• Exercise goal: In your copy, leave out the pictures and repeat the entries below exactly.
# START OF Entries
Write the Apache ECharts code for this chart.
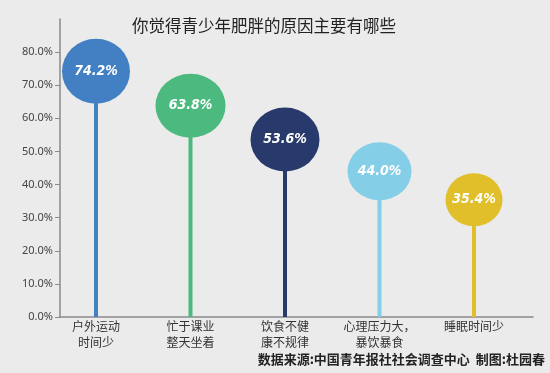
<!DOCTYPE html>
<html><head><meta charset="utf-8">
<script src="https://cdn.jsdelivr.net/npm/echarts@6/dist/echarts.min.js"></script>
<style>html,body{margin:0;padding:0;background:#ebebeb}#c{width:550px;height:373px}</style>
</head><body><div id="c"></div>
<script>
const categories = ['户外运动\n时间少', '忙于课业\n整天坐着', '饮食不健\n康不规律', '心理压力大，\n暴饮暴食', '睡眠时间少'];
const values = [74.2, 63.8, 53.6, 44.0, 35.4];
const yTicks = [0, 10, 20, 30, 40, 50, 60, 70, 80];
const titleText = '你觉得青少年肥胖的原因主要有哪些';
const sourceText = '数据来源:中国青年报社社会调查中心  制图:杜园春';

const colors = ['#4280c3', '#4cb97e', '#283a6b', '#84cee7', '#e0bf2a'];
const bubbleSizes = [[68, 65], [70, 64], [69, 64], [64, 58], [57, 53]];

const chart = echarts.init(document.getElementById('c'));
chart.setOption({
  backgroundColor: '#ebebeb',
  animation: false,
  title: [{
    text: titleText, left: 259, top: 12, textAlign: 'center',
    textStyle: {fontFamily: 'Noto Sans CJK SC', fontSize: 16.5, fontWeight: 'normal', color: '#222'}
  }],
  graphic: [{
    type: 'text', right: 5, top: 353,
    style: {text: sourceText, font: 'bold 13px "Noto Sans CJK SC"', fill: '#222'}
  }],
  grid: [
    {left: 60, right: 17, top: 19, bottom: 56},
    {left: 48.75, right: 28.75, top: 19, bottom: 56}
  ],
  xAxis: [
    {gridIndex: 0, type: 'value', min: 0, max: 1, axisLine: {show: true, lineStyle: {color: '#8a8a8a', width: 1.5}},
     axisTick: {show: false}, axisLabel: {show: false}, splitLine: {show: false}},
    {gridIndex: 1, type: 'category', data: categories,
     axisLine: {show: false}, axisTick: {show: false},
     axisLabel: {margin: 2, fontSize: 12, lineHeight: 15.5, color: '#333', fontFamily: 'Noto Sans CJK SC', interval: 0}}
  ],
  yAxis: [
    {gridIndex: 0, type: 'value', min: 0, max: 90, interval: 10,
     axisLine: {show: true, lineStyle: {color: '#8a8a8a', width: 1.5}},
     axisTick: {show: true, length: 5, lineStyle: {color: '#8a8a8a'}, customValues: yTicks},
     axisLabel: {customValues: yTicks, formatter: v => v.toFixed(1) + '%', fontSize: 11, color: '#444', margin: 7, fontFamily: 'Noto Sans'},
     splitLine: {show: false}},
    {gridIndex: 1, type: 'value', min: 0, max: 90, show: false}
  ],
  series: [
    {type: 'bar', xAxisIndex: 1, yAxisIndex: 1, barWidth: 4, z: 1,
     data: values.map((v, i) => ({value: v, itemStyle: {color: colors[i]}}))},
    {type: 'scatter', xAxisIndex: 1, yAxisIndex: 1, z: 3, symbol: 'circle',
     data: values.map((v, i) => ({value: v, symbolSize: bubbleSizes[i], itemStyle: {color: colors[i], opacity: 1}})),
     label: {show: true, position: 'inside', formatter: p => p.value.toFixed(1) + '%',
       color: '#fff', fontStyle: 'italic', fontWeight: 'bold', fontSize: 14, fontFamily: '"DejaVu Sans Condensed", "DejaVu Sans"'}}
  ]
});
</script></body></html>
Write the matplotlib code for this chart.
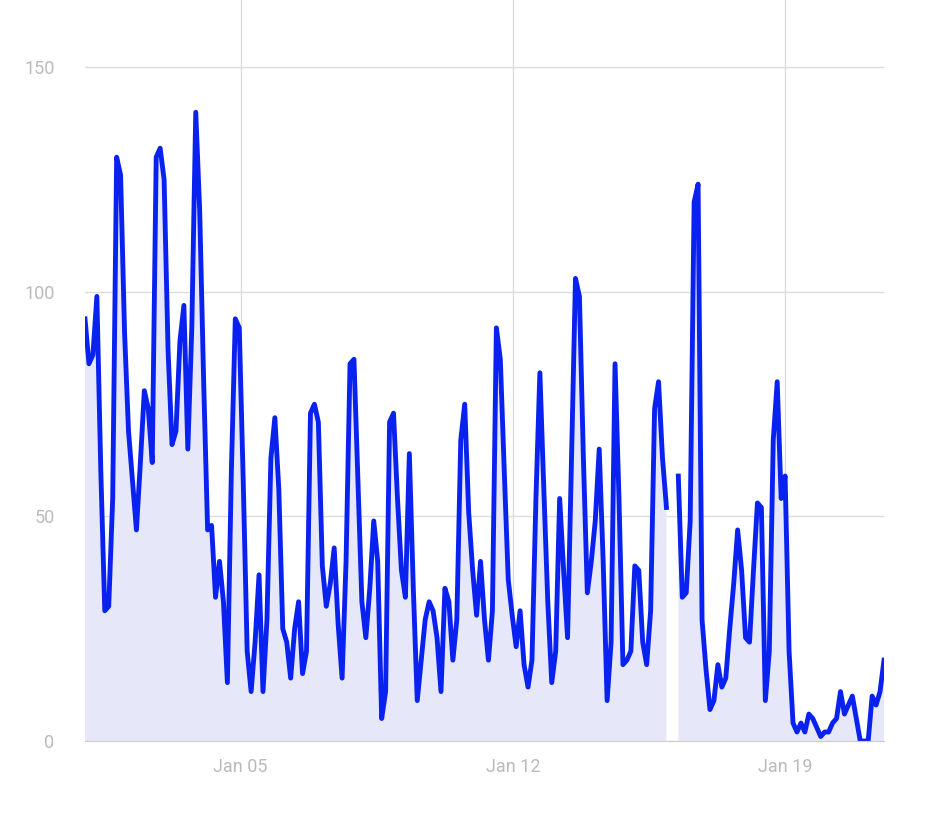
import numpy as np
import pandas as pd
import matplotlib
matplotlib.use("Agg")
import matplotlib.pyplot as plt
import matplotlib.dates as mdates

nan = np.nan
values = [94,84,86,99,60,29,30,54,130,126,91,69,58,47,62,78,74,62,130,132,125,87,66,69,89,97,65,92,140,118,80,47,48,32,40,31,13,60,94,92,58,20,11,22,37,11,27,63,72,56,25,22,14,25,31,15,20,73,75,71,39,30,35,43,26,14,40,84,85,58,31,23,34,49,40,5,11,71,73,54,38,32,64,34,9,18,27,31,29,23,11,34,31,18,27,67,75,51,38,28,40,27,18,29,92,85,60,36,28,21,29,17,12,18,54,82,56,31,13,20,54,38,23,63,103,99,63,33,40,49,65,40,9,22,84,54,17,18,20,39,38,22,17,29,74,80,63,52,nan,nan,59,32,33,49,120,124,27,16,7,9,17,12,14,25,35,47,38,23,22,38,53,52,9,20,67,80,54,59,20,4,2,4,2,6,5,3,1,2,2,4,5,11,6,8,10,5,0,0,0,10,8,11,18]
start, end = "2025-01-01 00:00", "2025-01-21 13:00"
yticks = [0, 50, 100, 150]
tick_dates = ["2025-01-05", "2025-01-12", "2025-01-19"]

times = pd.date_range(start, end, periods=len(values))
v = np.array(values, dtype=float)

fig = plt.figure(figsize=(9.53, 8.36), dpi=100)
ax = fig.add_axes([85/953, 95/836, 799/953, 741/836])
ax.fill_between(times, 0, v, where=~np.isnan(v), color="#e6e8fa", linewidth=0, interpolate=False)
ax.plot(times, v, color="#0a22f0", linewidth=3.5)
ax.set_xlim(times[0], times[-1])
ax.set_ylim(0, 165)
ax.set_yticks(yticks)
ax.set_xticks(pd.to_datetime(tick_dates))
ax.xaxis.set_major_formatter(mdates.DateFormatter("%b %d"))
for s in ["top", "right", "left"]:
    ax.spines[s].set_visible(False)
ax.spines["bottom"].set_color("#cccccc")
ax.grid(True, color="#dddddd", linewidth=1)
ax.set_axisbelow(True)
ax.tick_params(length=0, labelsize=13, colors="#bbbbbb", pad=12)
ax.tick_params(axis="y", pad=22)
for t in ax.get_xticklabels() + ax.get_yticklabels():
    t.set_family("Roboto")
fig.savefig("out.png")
# END OF Entries
• Exercise solution:
Write the Apache ECharts code for this chart.
<!DOCTYPE html>
<html><head><meta charset="utf-8">
<script src="https://cdn.jsdelivr.net/npm/echarts@6/dist/echarts.min.js"></script>
<style>html,body{margin:0;padding:0;background:#ebebeb}#c{width:550px;height:373px}</style>
</head><body><div id="c"></div>
<script>
const categories = ['户外运动\n时间少', '忙于课业\n整天坐着', '饮食不健\n康不规律', '心理压力大，\n暴饮暴食', '睡眠时间少'];
const values = [74.2, 63.8, 53.6, 44.0, 35.4];
const yTicks = [0, 10, 20, 30, 40, 50, 60, 70, 80];
const titleText = '你觉得青少年肥胖的原因主要有哪些';
const sourceText = '数据来源:中国青年报社社会调查中心  制图:杜园春';

const colors = ['#4280c3', '#4cb97e', '#283a6b', '#84cee7', '#e0bf2a'];
const bubbleSizes = [[68, 65], [70, 64], [69, 64], [64, 58], [57, 53]];

const chart = echarts.init(document.getElementById('c'));
chart.setOption({
  backgroundColor: '#ebebeb',
  animation: false,
  title: [{
    text: titleText, left: 259, top: 12, textAlign: 'center',
    textStyle: {fontFamily: 'Noto Sans CJK SC', fontSize: 16.5, fontWeight: 'normal', color: '#222'}
  }],
  graphic: [{
    type: 'text', right: 5, top: 353,
    style: {text: sourceText, font: 'bold 13px "Noto Sans CJK SC"', fill: '#222'}
  }],
  grid: [
    {left: 60, right: 17, top: 19, bottom: 56},
    {left: 48.75, right: 28.75, top: 19, bottom: 56}
  ],
  xAxis: [
    {gridIndex: 0, type: 'value', min: 0, max: 1, axisLine: {show: true, lineStyle: {color: '#8a8a8a', width: 1.5}},
     axisTick: {show: false}, axisLabel: {show: false}, splitLine: {show: false}},
    {gridIndex: 1, type: 'category', data: categories,
     axisLine: {show: false}, axisTick: {show: false},
     axisLabel: {margin: 2, fontSize: 12, lineHeight: 15.5, color: '#333', fontFamily: 'Noto Sans CJK SC', interval: 0}}
  ],
  yAxis: [
    {gridIndex: 0, type: 'value', min: 0, max: 90, interval: 10,
     axisLine: {show: true, lineStyle: {color: '#8a8a8a', width: 1.5}},
     axisTick: {show: true, length: 5, lineStyle: {color: '#8a8a8a'}, customValues: yTicks},
     axisLabel: {customValues: yTicks, formatter: v => v.toFixed(1) + '%', fontSize: 11, color: '#444', margin: 7, fontFamily: 'Noto Sans'},
     splitLine: {show: false}},
    {gridIndex: 1, type: 'value', min: 0, max: 90, show: false}
  ],
  series: [
    {type: 'bar', xAxisIndex: 1, yAxisIndex: 1, barWidth: 4, z: 1,
     data: values.map((v, i) => ({value: v, itemStyle: {color: colors[i]}}))},
    {type: 'scatter', xAxisIndex: 1, yAxisIndex: 1, z: 3, symbol: 'circle',
     data: values.map((v, i) => ({value: v, symbolSize: bubbleSizes[i], itemStyle: {color: colors[i], opacity: 1}})),
     label: {show: true, position: 'inside', formatter: p => p.value.toFixed(1) + '%',
       color: '#fff', fontStyle: 'italic', fontWeight: 'bold', fontSize: 14, fontFamily: '"DejaVu Sans Condensed", "DejaVu Sans"'}}
  ]
});
</script></body></html>
Write the matplotlib code for this chart.
import numpy as np
import pandas as pd
import matplotlib
matplotlib.use("Agg")
import matplotlib.pyplot as plt
import matplotlib.dates as mdates

nan = np.nan
values = [94,84,86,99,60,29,30,54,130,126,91,69,58,47,62,78,74,62,130,132,125,87,66,69,89,97,65,92,140,118,80,47,48,32,40,31,13,60,94,92,58,20,11,22,37,11,27,63,72,56,25,22,14,25,31,15,20,73,75,71,39,30,35,43,26,14,40,84,85,58,31,23,34,49,40,5,11,71,73,54,38,32,64,34,9,18,27,31,29,23,11,34,31,18,27,67,75,51,38,28,40,27,18,29,92,85,60,36,28,21,29,17,12,18,54,82,56,31,13,20,54,38,23,63,103,99,63,33,40,49,65,40,9,22,84,54,17,18,20,39,38,22,17,29,74,80,63,52,nan,nan,59,32,33,49,120,124,27,16,7,9,17,12,14,25,35,47,38,23,22,38,53,52,9,20,67,80,54,59,20,4,2,4,2,6,5,3,1,2,2,4,5,11,6,8,10,5,0,0,0,10,8,11,18]
start, end = "2025-01-01 00:00", "2025-01-21 13:00"
yticks = [0, 50, 100, 150]
tick_dates = ["2025-01-05", "2025-01-12", "2025-01-19"]

times = pd.date_range(start, end, periods=len(values))
v = np.array(values, dtype=float)

fig = plt.figure(figsize=(9.53, 8.36), dpi=100)
ax = fig.add_axes([85/953, 95/836, 799/953, 741/836])
ax.fill_between(times, 0, v, where=~np.isnan(v), color="#e6e8fa", linewidth=0, interpolate=False)
ax.plot(times, v, color="#0a22f0", linewidth=3.5)
ax.set_xlim(times[0], times[-1])
ax.set_ylim(0, 165)
ax.set_yticks(yticks)
ax.set_xticks(pd.to_datetime(tick_dates))
ax.xaxis.set_major_formatter(mdates.DateFormatter("%b %d"))
for s in ["top", "right", "left"]:
    ax.spines[s].set_visible(False)
ax.spines["bottom"].set_color("#cccccc")
ax.grid(True, color="#dddddd", linewidth=1)
ax.set_axisbelow(True)
ax.tick_params(length=0, labelsize=13, colors="#bbbbbb", pad=12)
ax.tick_params(axis="y", pad=22)
for t in ax.get_xticklabels() + ax.get_yticklabels():
    t.set_family("Roboto")
fig.savefig("out.png")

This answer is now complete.